**Instructions for the task**
Take the line containing "Output the Python", the line containing "yscale = alt.Scale(domain=[0, 2020], nice=False)", and all lines between them, and transcribe them exactly. Leave out pictures.

╔══

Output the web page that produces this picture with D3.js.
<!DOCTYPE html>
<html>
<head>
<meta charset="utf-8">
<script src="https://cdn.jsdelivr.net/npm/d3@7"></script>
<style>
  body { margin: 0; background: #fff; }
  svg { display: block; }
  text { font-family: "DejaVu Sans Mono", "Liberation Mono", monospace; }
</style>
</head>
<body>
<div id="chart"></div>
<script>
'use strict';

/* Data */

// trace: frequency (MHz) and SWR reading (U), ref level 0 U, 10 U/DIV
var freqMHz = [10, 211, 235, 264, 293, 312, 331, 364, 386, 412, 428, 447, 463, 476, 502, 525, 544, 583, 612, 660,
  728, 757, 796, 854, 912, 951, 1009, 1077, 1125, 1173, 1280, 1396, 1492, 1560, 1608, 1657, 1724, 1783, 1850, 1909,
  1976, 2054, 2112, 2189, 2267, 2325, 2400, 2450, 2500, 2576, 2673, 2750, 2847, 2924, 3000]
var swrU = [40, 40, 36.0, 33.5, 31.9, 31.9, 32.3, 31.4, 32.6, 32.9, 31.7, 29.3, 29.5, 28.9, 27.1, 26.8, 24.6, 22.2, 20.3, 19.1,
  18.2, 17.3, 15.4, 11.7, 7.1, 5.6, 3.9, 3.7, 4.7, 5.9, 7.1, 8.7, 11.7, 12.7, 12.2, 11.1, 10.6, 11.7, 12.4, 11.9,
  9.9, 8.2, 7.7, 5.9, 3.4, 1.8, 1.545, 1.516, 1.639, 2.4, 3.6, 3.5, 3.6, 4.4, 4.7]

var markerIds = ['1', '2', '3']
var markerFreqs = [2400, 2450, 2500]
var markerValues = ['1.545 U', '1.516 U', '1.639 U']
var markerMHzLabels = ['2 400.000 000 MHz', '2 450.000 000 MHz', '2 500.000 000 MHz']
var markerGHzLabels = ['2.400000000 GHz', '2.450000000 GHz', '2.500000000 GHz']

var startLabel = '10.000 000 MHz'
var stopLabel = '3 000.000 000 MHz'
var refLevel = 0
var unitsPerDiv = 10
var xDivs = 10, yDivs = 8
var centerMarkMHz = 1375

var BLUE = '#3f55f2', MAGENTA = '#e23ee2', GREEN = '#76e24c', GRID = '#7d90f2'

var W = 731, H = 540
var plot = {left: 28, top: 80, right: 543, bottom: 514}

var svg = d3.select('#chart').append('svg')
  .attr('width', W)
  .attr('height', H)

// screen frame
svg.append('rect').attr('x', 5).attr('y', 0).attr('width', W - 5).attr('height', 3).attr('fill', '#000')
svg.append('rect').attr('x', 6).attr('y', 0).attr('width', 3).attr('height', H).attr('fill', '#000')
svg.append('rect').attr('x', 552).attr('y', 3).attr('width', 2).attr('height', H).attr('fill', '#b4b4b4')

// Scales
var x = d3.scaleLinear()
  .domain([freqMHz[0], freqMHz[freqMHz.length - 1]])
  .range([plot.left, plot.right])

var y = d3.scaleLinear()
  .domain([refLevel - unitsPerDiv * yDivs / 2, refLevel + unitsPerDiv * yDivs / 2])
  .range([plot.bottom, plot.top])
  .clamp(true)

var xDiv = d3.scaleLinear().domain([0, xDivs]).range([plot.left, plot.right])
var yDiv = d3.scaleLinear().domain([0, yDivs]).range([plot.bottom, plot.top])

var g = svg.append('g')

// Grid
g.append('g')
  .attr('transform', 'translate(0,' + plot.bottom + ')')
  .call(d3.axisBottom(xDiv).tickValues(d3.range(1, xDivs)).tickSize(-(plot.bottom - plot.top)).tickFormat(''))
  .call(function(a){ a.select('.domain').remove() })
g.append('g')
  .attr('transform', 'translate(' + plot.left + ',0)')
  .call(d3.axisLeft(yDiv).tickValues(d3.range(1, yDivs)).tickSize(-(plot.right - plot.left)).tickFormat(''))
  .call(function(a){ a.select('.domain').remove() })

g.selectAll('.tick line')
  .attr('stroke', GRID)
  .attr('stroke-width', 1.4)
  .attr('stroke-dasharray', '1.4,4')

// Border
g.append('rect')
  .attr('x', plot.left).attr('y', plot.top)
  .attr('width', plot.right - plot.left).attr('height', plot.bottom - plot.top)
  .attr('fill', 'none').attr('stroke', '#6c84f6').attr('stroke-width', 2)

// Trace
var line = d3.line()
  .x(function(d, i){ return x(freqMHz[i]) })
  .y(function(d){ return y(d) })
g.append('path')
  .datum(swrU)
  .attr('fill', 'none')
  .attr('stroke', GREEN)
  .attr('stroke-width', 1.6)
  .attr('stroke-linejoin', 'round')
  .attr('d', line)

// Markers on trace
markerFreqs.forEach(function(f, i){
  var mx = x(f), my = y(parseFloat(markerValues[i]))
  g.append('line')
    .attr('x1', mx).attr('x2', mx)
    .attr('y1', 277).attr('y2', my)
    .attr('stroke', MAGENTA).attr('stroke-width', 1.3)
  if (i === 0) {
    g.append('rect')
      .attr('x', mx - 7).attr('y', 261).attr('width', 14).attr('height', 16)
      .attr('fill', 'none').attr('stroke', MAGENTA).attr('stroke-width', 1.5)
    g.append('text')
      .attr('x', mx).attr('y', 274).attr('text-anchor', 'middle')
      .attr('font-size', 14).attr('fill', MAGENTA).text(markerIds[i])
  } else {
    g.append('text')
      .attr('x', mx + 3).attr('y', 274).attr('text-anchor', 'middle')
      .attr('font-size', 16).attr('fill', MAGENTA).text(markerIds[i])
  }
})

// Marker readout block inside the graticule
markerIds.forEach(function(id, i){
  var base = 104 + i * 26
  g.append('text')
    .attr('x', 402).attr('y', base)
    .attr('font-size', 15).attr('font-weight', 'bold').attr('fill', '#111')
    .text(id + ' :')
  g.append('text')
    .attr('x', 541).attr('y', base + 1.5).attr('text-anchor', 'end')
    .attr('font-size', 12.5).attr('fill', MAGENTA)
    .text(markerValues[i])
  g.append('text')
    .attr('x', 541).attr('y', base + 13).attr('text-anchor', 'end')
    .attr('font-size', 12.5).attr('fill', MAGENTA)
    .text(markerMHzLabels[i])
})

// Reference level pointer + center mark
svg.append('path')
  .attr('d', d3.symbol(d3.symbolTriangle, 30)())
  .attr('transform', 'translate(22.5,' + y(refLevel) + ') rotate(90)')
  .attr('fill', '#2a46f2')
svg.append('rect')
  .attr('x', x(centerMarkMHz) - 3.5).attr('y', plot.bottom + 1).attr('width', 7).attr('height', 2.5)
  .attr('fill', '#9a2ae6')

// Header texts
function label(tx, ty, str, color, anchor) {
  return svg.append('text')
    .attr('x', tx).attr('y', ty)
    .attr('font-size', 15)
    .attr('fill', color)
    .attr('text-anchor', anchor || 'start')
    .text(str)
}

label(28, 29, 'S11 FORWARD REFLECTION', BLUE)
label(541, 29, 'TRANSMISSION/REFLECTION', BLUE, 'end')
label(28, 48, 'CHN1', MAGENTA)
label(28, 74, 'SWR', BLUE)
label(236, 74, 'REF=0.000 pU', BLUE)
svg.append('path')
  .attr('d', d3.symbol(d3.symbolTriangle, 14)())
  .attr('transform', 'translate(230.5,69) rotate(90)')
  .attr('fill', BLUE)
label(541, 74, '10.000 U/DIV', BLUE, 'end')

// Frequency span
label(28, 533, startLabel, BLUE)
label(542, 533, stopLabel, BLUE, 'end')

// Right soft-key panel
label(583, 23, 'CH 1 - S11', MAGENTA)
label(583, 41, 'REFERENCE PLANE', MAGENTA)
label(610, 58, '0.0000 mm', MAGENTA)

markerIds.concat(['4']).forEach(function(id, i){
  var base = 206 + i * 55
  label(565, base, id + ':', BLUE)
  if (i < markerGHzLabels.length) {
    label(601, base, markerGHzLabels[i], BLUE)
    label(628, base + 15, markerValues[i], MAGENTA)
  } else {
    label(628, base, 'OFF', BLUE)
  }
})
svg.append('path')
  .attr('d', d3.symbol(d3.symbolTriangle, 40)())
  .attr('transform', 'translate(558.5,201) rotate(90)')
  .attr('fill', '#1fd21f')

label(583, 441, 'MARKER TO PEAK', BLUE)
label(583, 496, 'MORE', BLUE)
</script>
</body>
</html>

╚══
╔══

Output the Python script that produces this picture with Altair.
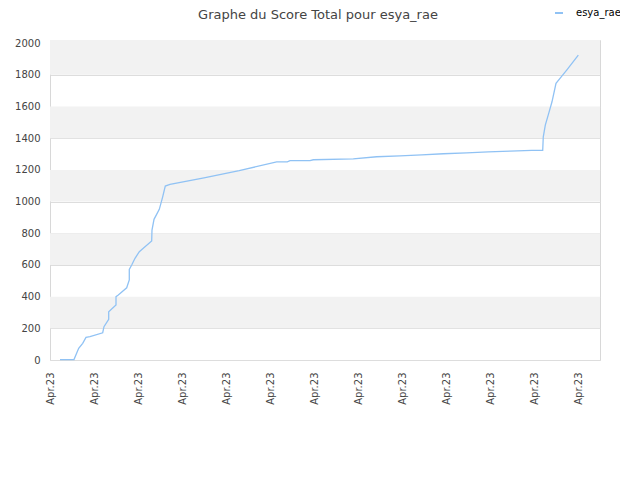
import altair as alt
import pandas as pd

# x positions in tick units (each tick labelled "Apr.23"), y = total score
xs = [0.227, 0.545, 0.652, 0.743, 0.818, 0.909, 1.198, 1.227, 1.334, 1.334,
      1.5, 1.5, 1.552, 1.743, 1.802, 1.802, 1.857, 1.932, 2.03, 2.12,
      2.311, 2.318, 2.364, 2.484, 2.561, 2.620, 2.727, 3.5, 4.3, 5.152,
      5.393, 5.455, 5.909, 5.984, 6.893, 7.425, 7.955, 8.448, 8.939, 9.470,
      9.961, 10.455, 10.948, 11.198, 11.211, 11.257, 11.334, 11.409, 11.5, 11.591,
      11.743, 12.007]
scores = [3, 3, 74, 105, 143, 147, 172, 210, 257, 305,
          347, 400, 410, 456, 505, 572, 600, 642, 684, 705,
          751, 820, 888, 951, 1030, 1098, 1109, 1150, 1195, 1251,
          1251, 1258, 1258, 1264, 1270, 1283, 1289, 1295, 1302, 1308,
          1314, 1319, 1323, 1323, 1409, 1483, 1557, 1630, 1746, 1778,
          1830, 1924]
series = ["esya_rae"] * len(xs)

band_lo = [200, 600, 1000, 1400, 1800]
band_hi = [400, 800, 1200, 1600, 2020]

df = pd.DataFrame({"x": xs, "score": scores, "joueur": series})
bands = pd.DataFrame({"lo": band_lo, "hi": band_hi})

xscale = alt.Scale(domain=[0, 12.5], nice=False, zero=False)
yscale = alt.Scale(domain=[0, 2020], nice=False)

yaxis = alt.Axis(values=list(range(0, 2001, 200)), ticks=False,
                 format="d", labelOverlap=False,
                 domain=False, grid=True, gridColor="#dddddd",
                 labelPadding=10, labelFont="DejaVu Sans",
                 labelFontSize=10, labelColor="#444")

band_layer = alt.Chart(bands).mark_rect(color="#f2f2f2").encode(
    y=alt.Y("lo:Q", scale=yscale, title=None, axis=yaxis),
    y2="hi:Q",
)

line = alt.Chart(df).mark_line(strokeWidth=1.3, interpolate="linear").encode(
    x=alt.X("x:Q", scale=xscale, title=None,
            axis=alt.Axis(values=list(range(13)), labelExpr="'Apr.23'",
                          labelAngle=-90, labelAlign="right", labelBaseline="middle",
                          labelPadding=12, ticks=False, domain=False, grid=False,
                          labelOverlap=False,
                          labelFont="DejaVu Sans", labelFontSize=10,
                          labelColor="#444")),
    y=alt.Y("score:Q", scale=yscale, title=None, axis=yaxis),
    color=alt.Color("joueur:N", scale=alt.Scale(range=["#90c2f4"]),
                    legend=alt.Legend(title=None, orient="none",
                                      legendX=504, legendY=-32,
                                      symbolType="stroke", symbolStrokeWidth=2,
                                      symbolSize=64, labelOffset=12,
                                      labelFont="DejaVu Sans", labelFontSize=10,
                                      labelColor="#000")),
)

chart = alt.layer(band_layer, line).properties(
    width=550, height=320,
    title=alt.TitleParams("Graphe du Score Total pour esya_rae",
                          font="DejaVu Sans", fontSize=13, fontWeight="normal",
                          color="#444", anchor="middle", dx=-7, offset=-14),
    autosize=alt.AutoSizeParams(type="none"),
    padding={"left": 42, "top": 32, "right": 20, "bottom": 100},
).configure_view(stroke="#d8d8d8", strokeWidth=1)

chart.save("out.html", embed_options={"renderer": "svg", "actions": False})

╚══
╔══

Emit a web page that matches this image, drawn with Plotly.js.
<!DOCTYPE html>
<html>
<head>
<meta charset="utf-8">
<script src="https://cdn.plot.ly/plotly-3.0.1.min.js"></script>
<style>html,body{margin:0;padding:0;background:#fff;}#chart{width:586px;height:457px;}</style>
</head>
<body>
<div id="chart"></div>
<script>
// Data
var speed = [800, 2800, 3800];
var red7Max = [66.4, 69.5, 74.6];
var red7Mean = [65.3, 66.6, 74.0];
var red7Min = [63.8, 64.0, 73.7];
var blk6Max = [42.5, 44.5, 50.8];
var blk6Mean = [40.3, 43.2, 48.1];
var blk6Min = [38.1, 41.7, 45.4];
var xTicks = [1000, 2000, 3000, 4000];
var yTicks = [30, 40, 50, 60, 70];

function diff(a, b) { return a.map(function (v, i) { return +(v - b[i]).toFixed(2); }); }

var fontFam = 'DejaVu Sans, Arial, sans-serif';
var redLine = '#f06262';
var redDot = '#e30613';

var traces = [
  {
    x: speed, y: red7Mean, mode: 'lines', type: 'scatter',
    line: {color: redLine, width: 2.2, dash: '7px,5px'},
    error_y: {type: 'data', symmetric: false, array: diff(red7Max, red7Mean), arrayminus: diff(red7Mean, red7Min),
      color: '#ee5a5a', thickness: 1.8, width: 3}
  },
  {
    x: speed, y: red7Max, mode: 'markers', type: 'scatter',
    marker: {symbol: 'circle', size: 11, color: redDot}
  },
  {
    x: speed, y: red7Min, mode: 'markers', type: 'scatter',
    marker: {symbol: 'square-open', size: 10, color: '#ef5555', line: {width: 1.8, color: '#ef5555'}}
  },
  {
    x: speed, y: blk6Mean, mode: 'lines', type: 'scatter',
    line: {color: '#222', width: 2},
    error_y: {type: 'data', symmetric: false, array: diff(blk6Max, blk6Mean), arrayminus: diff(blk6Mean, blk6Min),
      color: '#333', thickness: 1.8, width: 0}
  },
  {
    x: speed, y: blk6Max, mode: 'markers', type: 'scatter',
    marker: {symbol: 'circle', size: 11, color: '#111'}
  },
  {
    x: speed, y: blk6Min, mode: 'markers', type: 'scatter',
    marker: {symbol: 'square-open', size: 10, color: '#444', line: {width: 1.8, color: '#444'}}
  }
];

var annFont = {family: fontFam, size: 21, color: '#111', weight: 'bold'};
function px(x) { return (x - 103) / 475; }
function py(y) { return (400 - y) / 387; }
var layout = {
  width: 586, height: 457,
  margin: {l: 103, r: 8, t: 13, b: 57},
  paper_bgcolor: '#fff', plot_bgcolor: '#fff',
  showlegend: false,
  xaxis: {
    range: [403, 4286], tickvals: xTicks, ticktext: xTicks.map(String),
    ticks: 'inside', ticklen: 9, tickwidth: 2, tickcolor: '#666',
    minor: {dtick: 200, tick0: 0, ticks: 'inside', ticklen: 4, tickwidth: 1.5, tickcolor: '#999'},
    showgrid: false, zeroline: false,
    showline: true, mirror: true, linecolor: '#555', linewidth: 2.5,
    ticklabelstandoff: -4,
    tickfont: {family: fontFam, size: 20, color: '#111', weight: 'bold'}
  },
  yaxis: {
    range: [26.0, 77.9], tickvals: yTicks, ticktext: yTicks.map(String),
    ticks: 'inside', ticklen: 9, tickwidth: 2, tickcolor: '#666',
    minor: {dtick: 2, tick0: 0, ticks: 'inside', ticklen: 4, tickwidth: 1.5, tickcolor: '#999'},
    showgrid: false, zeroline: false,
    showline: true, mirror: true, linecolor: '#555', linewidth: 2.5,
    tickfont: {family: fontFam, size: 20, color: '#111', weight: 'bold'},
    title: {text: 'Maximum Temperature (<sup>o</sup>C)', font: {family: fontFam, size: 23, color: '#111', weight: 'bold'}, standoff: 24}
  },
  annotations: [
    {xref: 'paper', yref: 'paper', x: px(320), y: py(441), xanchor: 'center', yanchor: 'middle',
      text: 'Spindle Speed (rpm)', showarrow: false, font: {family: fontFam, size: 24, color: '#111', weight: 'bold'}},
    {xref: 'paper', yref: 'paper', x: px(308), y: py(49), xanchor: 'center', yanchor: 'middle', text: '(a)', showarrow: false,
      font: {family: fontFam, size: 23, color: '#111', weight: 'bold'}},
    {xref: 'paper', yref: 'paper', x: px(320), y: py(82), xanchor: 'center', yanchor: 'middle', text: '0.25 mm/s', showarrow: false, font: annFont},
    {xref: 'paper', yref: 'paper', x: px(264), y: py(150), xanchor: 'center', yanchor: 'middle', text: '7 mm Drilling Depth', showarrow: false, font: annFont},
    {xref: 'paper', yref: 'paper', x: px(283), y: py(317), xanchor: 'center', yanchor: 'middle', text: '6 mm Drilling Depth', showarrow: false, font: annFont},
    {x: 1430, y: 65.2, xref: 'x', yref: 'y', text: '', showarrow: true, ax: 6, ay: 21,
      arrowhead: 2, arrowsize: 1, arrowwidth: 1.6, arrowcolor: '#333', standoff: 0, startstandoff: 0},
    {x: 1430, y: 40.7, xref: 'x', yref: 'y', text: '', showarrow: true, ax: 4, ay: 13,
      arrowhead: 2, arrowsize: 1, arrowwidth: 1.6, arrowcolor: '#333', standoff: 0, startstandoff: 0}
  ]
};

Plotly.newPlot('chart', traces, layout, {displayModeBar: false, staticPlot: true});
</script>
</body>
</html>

╚══

**Solution for this exercise**
Output the Python script that produces this picture with Altair.
import altair as alt
import pandas as pd

# x positions in tick units (each tick labelled "Apr.23"), y = total score
xs = [0.227, 0.545, 0.652, 0.743, 0.818, 0.909, 1.198, 1.227, 1.334, 1.334,
      1.5, 1.5, 1.552, 1.743, 1.802, 1.802, 1.857, 1.932, 2.03, 2.12,
      2.311, 2.318, 2.364, 2.484, 2.561, 2.620, 2.727, 3.5, 4.3, 5.152,
      5.393, 5.455, 5.909, 5.984, 6.893, 7.425, 7.955, 8.448, 8.939, 9.470,
      9.961, 10.455, 10.948, 11.198, 11.211, 11.257, 11.334, 11.409, 11.5, 11.591,
      11.743, 12.007]
scores = [3, 3, 74, 105, 143, 147, 172, 210, 257, 305,
          347, 400, 410, 456, 505, 572, 600, 642, 684, 705,
          751, 820, 888, 951, 1030, 1098, 1109, 1150, 1195, 1251,
          1251, 1258, 1258, 1264, 1270, 1283, 1289, 1295, 1302, 1308,
          1314, 1319, 1323, 1323, 1409, 1483, 1557, 1630, 1746, 1778,
          1830, 1924]
series = ["esya_rae"] * len(xs)

band_lo = [200, 600, 1000, 1400, 1800]
band_hi = [400, 800, 1200, 1600, 2020]

df = pd.DataFrame({"x": xs, "score": scores, "joueur": series})
bands = pd.DataFrame({"lo": band_lo, "hi": band_hi})

xscale = alt.Scale(domain=[0, 12.5], nice=False, zero=False)
yscale = alt.Scale(domain=[0, 2020], nice=False)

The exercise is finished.